How dogs Learn
The main difference between how we learn and how dogs learn is that dogs don't understand things "conceptually". They can't read something and understand how it works in "theory". They must do, or experience it in real life in order to learn it. This means that we cannot say our dog "knows" something until they can prove to us that they know it through their actions.
In most cases the first time a dog has a new experience their initial response to it is instinctual. That behavior came "pre-programmed" into the dog at birth. They will then adjust their behavior based on the consequence of that behavior, trying many things until they discover what works to either get what they want or to make something they don't like go away.
Dogs are really good at recognizing patterns and forming associations between things. Over a series of repetitions they can learn quite easily that A is always followed by B. Assuming the pattern is consistent, the dog's response will most likely be consistent. Over time, routine recognition and performance of patterns are what create our dogs habits. If our dog's habits are disagreeable to us, the first step in changing them is to change the patterns that created them in the first place.
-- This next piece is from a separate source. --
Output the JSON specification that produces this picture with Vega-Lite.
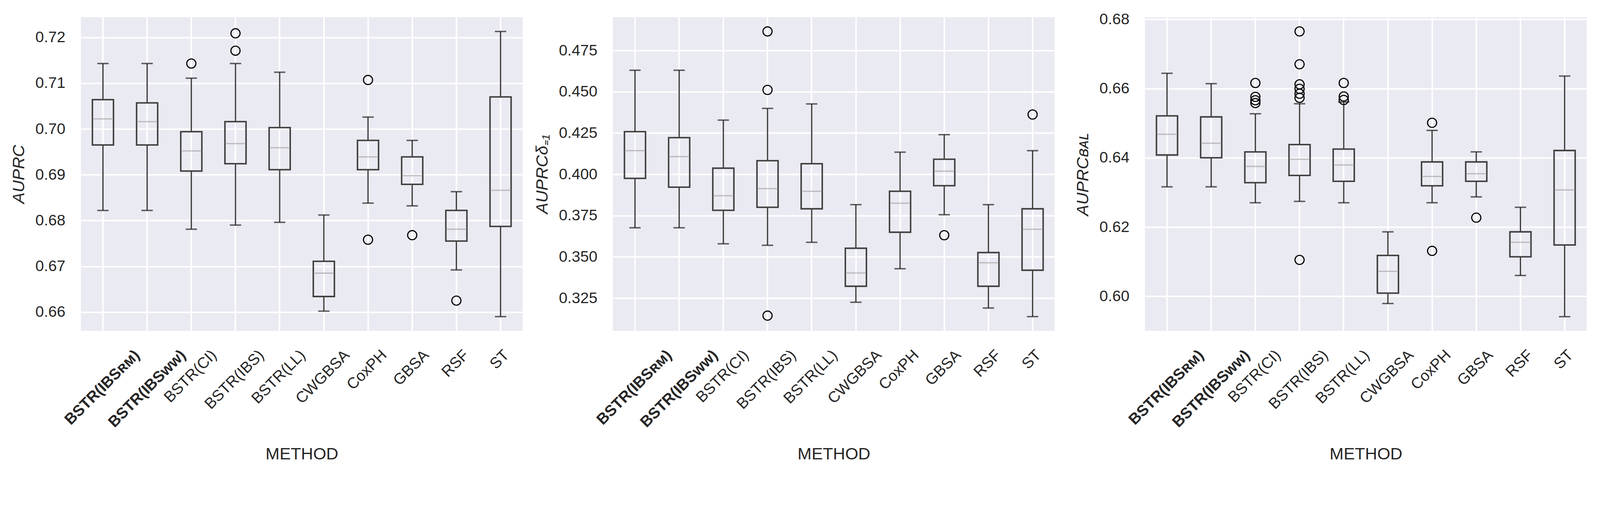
{
  "$schema": "https://vega.github.io/schema/vega-lite/v6.json",
  "background": "white",
  "padding": {"left": 27, "top": 29, "right": 5, "bottom": 5},
  "bounds": "flush",
  "spacing": 231,
  "config": {
    "font": "Liberation Sans",
    "view": {"stroke": null, "fill": "#EAEAF2"},
    "axis": {
      "grid": true, "gridColor": "#FFFFFF", "gridWidth": 3.75, "domain": false, "ticks": false,
      "labelFont": "Liberation Sans", "labelFontSize": 39.5, "labelColor": "#262626",
      "titleFont": "Liberation Sans", "titleFontSize": 43, "titleColor": "#262626", "titleFontWeight": "normal"
    },
    "axisX": {
      "grid": true, "bandPosition": 0.5, "labelAngle": -45, "labelAlign": "right", "labelBaseline": "top", "labelPadding": 42, "labelLimit": 0, "titlePadding": 94,
      "labelFontWeight": {"condition": {"test": "indexof(datum.value, 'IBSʀᴍ') >= 0 || indexof(datum.value, 'IBSᴡᴡ') >= 0", "value": "bold"}, "value": "normal"},
      "labelOffset": {"condition": [
        {"test": "indexof(datum.value, 'IBSʀᴍ') >= 0", "value": 74},
        {"test": "indexof(datum.value, 'IBSᴡᴡ') >= 0", "value": 79},
        {"test": "datum.value === 'BSTR(CI)'", "value": 45},
        {"test": "datum.value === 'BSTR(IBS)'", "value": 53},
        {"test": "datum.value === 'BSTR(LL)'", "value": 46},
        {"test": "datum.value === 'CWGBSA'", "value": 46},
        {"test": "datum.value === 'CoxPH'", "value": 28},
        {"test": "datum.value === 'GBSA'", "value": 23},
        {"test": "datum.value === 'RSF'", "value": 12}
      ], "value": 2}
    }
  },
  "datasets": {
    "s1": [
      {"method": "BSTR(IBSʀᴍ)", "lo": 0.6822, "q1": 0.6965, "med": 0.7022, "q3": 0.7064, "hi": 0.7143},
      {"method": "BSTR(IBSᴡᴡ)", "lo": 0.6822, "q1": 0.6965, "med": 0.7016, "q3": 0.7057, "hi": 0.7143},
      {"method": "BSTR(CI)", "lo": 0.6781, "q1": 0.6908, "med": 0.6952, "q3": 0.6994, "hi": 0.7111},
      {"method": "BSTR(IBS)", "lo": 0.6790, "q1": 0.6924, "med": 0.6968, "q3": 0.7016, "hi": 0.7143},
      {"method": "BSTR(LL)", "lo": 0.6796, "q1": 0.6911, "med": 0.6959, "q3": 0.7003, "hi": 0.7124},
      {"method": "CWGBSA", "lo": 0.6602, "q1": 0.6634, "med": 0.6685, "q3": 0.6711, "hi": 0.6812},
      {"method": "CoxPH", "lo": 0.6838, "q1": 0.6911, "med": 0.6939, "q3": 0.6975, "hi": 0.7026},
      {"method": "GBSA", "lo": 0.6832, "q1": 0.6879, "med": 0.6898, "q3": 0.6939, "hi": 0.6975},
      {"method": "RSF", "lo": 0.6692, "q1": 0.6755, "med": 0.6781, "q3": 0.6822, "hi": 0.6863},
      {"method": "ST", "lo": 0.6590, "q1": 0.6787, "med": 0.6866, "q3": 0.7070, "hi": 0.7213}
    ],
    "o1": [
      {"method": "BSTR(CI)", "v": 0.7143},
      {"method": "BSTR(IBS)", "v": 0.7171},
      {"method": "BSTR(IBS)", "v": 0.7209},
      {"method": "CoxPH", "v": 0.7107},
      {"method": "CoxPH", "v": 0.6758},
      {"method": "GBSA", "v": 0.6768},
      {"method": "RSF", "v": 0.6625}
    ],
    "s2": [
      {"method": "BSTR(IBSʀᴍ)", "lo": 0.3676, "q1": 0.3975, "med": 0.4143, "q3": 0.4258, "hi": 0.4630},
      {"method": "BSTR(IBSᴡᴡ)", "lo": 0.3676, "q1": 0.3922, "med": 0.4107, "q3": 0.4222, "hi": 0.4630},
      {"method": "BSTR(CI)", "lo": 0.3579, "q1": 0.3782, "med": 0.3870, "q3": 0.4037, "hi": 0.4328},
      {"method": "BSTR(IBS)", "lo": 0.3570, "q1": 0.3800, "med": 0.3913, "q3": 0.4082, "hi": 0.4399},
      {"method": "BSTR(LL)", "lo": 0.3588, "q1": 0.3791, "med": 0.3897, "q3": 0.4064, "hi": 0.4426},
      {"method": "CWGBSA", "lo": 0.3225, "q1": 0.3322, "med": 0.3402, "q3": 0.3552, "hi": 0.3816},
      {"method": "CoxPH", "lo": 0.3428, "q1": 0.3649, "med": 0.3825, "q3": 0.3897, "hi": 0.4134},
      {"method": "GBSA", "lo": 0.3755, "q1": 0.3931, "med": 0.4019, "q3": 0.4091, "hi": 0.4240},
      {"method": "RSF", "lo": 0.3190, "q1": 0.3322, "med": 0.3464, "q3": 0.3526, "hi": 0.3816},
      {"method": "ST", "lo": 0.3138, "q1": 0.3419, "med": 0.3667, "q3": 0.3791, "hi": 0.4143}
    ],
    "o2": [
      {"method": "BSTR(IBS)", "v": 0.4865},
      {"method": "BSTR(IBS)", "v": 0.4511},
      {"method": "BSTR(IBS)", "v": 0.3144},
      {"method": "GBSA", "v": 0.3631},
      {"method": "ST", "v": 0.4362}
    ],
    "s3": [
      {"method": "BSTR(IBSʀᴍ)", "lo": 0.6316, "q1": 0.6408, "med": 0.6468, "q3": 0.6521, "hi": 0.6644},
      {"method": "BSTR(IBSᴡᴡ)", "lo": 0.6316, "q1": 0.6400, "med": 0.6442, "q3": 0.6518, "hi": 0.6614},
      {"method": "BSTR(CI)", "lo": 0.6270, "q1": 0.6328, "med": 0.6375, "q3": 0.6417, "hi": 0.6527},
      {"method": "BSTR(IBS)", "lo": 0.6274, "q1": 0.6349, "med": 0.6396, "q3": 0.6438, "hi": 0.6556},
      {"method": "BSTR(LL)", "lo": 0.6270, "q1": 0.6332, "med": 0.6379, "q3": 0.6425, "hi": 0.6561},
      {"method": "CWGBSA", "lo": 0.5979, "q1": 0.6009, "med": 0.6072, "q3": 0.6118, "hi": 0.6186},
      {"method": "CoxPH", "lo": 0.6270, "q1": 0.6319, "med": 0.6346, "q3": 0.6388, "hi": 0.6479},
      {"method": "GBSA", "lo": 0.6287, "q1": 0.6332, "med": 0.6354, "q3": 0.6388, "hi": 0.6417},
      {"method": "RSF", "lo": 0.6060, "q1": 0.6114, "med": 0.6156, "q3": 0.6186, "hi": 0.6257},
      {"method": "ST", "lo": 0.5941, "q1": 0.6148, "med": 0.6307, "q3": 0.6421, "hi": 0.6636}
    ],
    "o3": [
      {"method": "BSTR(CI)", "v": 0.6616},
      {"method": "BSTR(CI)", "v": 0.6576},
      {"method": "BSTR(CI)", "v": 0.6566},
      {"method": "BSTR(CI)", "v": 0.6558},
      {"method": "BSTR(IBS)", "v": 0.6765},
      {"method": "BSTR(IBS)", "v": 0.6670},
      {"method": "BSTR(IBS)", "v": 0.6612},
      {"method": "BSTR(IBS)", "v": 0.6599},
      {"method": "BSTR(IBS)", "v": 0.6585},
      {"method": "BSTR(IBS)", "v": 0.6573},
      {"method": "BSTR(IBS)", "v": 0.6105},
      {"method": "BSTR(LL)", "v": 0.6616},
      {"method": "BSTR(LL)", "v": 0.6577},
      {"method": "BSTR(LL)", "v": 0.6567},
      {"method": "CoxPH", "v": 0.6501},
      {"method": "CoxPH", "v": 0.6131},
      {"method": "GBSA", "v": 0.6227}
    ]
  },
  "hconcat": [
    {
      "width": 1131, "height": 803,
      "encoding": {
        "x": {"field": "method", "type": "nominal", "sort": null,
          "scale": {"type": "band", "paddingInner": 0, "paddingOuter": 0, "domain": ["BSTR(IBSʀᴍ)", "BSTR(IBSᴡᴡ)", "BSTR(CI)", "BSTR(IBS)", "BSTR(LL)", "CWGBSA", "CoxPH", "GBSA", "RSF", "ST"]},
          "axis": {"title": "METHOD"}
        }
      },
      "layer": [
        {"data": {"name": "s1"}, "mark": {"type": "rule", "color": "#3f3f3f", "strokeWidth": 3.3},
          "encoding": {"y": {"field": "lo", "type": "quantitative", "scale": {"domain": [0.65589, 0.72442], "nice": false, "zero": false},
            "axis": {"title": "AUPRC", "titleFontStyle": "italic", "values": [0.66, 0.67, 0.68, 0.69, 0.70, 0.71, 0.72], "format": ".2f", "labelPadding": 40, "titlePadding": 20}},
            "y2": {"field": "q1"}}},
        {"data": {"name": "s1"}, "mark": {"type": "rule", "color": "#3f3f3f", "strokeWidth": 3.3},
          "encoding": {"y": {"field": "q3", "type": "quantitative"}, "y2": {"field": "hi"}}},
        {"data": {"name": "s1"}, "mark": {"type": "bar", "size": 54, "fillOpacity": 0, "stroke": "#3f3f3f", "strokeWidth": 3.8},
          "encoding": {"y": {"field": "q1", "type": "quantitative"}, "y2": {"field": "q3"}}},
        {"data": {"name": "s1"}, "mark": {"type": "tick", "size": 52, "thickness": 3.3, "color": "#a8a8a8"},
          "encoding": {"y": {"field": "med", "type": "quantitative"}}},
        {"data": {"name": "s1"}, "mark": {"type": "tick", "size": 29, "thickness": 3.6, "color": "#1e1e1e"},
          "encoding": {"y": {"field": "lo", "type": "quantitative"}}},
        {"data": {"name": "s1"}, "mark": {"type": "tick", "size": 29, "thickness": 3.6, "color": "#1e1e1e"},
          "encoding": {"y": {"field": "hi", "type": "quantitative"}}},
        {"data": {"name": "o1"}, "mark": {"type": "point", "shape": "circle", "filled": false, "size": 552, "strokeWidth": 2.8, "color": "#000000", "opacity": 1},
          "encoding": {"y": {"field": "v", "type": "quantitative"}}}
      ]
    },
    {
      "width": 1131, "height": 803,
      "encoding": {
        "x": {"field": "method", "type": "nominal", "sort": null,
          "scale": {"type": "band", "paddingInner": 0, "paddingOuter": 0, "domain": ["BSTR(IBSʀᴍ)", "BSTR(IBSᴡᴡ)", "BSTR(CI)", "BSTR(IBS)", "BSTR(LL)", "CWGBSA", "CoxPH", "GBSA", "RSF", "ST"]},
          "axis": {"title": "METHOD"}
        }
      },
      "layer": [
        {"data": {"name": "s2"}, "mark": {"type": "rule", "color": "#3f3f3f", "strokeWidth": 3.3},
          "encoding": {"y": {"field": "lo", "type": "quantitative", "scale": {"domain": [0.30517, 0.49513], "nice": false, "zero": false},
            "axis": {"title": "AUPRCδ₌₁", "titleFontStyle": "italic", "values": [0.325, 0.35, 0.375, 0.4, 0.425, 0.45, 0.475], "format": ".3f", "labelPadding": 40, "titlePadding": 20}},
            "y2": {"field": "q1"}}},
        {"data": {"name": "s2"}, "mark": {"type": "rule", "color": "#3f3f3f", "strokeWidth": 3.3},
          "encoding": {"y": {"field": "q3", "type": "quantitative"}, "y2": {"field": "hi"}}},
        {"data": {"name": "s2"}, "mark": {"type": "bar", "size": 54, "fillOpacity": 0, "stroke": "#3f3f3f", "strokeWidth": 3.8},
          "encoding": {"y": {"field": "q1", "type": "quantitative"}, "y2": {"field": "q3"}}},
        {"data": {"name": "s2"}, "mark": {"type": "tick", "size": 52, "thickness": 3.3, "color": "#a8a8a8"},
          "encoding": {"y": {"field": "med", "type": "quantitative"}}},
        {"data": {"name": "s2"}, "mark": {"type": "tick", "size": 29, "thickness": 3.6, "color": "#1e1e1e"},
          "encoding": {"y": {"field": "lo", "type": "quantitative"}}},
        {"data": {"name": "s2"}, "mark": {"type": "tick", "size": 29, "thickness": 3.6, "color": "#1e1e1e"},
          "encoding": {"y": {"field": "hi", "type": "quantitative"}}},
        {"data": {"name": "o2"}, "mark": {"type": "point", "shape": "circle", "filled": false, "size": 552, "strokeWidth": 2.8, "color": "#000000", "opacity": 1},
          "encoding": {"y": {"field": "v", "type": "quantitative"}}}
      ]
    },
    {
      "width": 1131, "height": 803,
      "encoding": {
        "x": {"field": "method", "type": "nominal", "sort": null,
          "scale": {"type": "band", "paddingInner": 0, "paddingOuter": 0, "domain": ["BSTR(IBSʀᴍ)", "BSTR(IBSᴡᴡ)", "BSTR(CI)", "BSTR(IBS)", "BSTR(LL)", "CWGBSA", "CoxPH", "GBSA", "RSF", "ST"]},
          "axis": {"title": "METHOD"}
        }
      },
      "layer": [
        {"data": {"name": "s3"}, "mark": {"type": "rule", "color": "#3f3f3f", "strokeWidth": 3.3},
          "encoding": {"y": {"field": "lo", "type": "quantitative", "scale": {"domain": [0.59, 0.6806], "nice": false, "zero": false},
            "axis": {"title": "AUPRCʙᴀʟ", "titleFontStyle": "italic", "values": [0.60, 0.62, 0.64, 0.66, 0.68], "format": ".2f", "labelPadding": 40, "titlePadding": 20}},
            "y2": {"field": "q1"}}},
        {"data": {"name": "s3"}, "mark": {"type": "rule", "color": "#3f3f3f", "strokeWidth": 3.3},
          "encoding": {"y": {"field": "q3", "type": "quantitative"}, "y2": {"field": "hi"}}},
        {"data": {"name": "s3"}, "mark": {"type": "bar", "size": 54, "fillOpacity": 0, "stroke": "#3f3f3f", "strokeWidth": 3.8},
          "encoding": {"y": {"field": "q1", "type": "quantitative"}, "y2": {"field": "q3"}}},
        {"data": {"name": "s3"}, "mark": {"type": "tick", "size": 52, "thickness": 3.3, "color": "#a8a8a8"},
          "encoding": {"y": {"field": "med", "type": "quantitative"}}},
        {"data": {"name": "s3"}, "mark": {"type": "tick", "size": 29, "thickness": 3.6, "color": "#1e1e1e"},
          "encoding": {"y": {"field": "lo", "type": "quantitative"}}},
        {"data": {"name": "s3"}, "mark": {"type": "tick", "size": 29, "thickness": 3.6, "color": "#1e1e1e"},
          "encoding": {"y": {"field": "hi", "type": "quantitative"}}},
        {"data": {"name": "o3"}, "mark": {"type": "point", "shape": "circle", "filled": false, "size": 552, "strokeWidth": 2.8, "color": "#000000", "opacity": 1},
          "encoding": {"y": {"field": "v", "type": "quantitative"}}}
      ]
    }
  ]
}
When the dog discovers that their action has a favorable consequence, a memory is formed that increases their desire to repeat that action. When the dog discovers that their action has an unfavorable consequence, a memory is formed that decreases their desire to repeat that action.
From our perspective, we can view the dog's learning process using this simple pattern:
Signal > Response > Consequence
Some "thingy" (a command, a smell, an object, anything perceivable by the dog can be a signal) causes the dog to act (response). The dog's action creates an outcome (consequence).
From the dog's perspective, we can view the dog's learning process using this simple pattern:
Action > Memory > Desire
I (the dog) did something. The consequence was (good/bad). I (want/don't want) to do that thing again.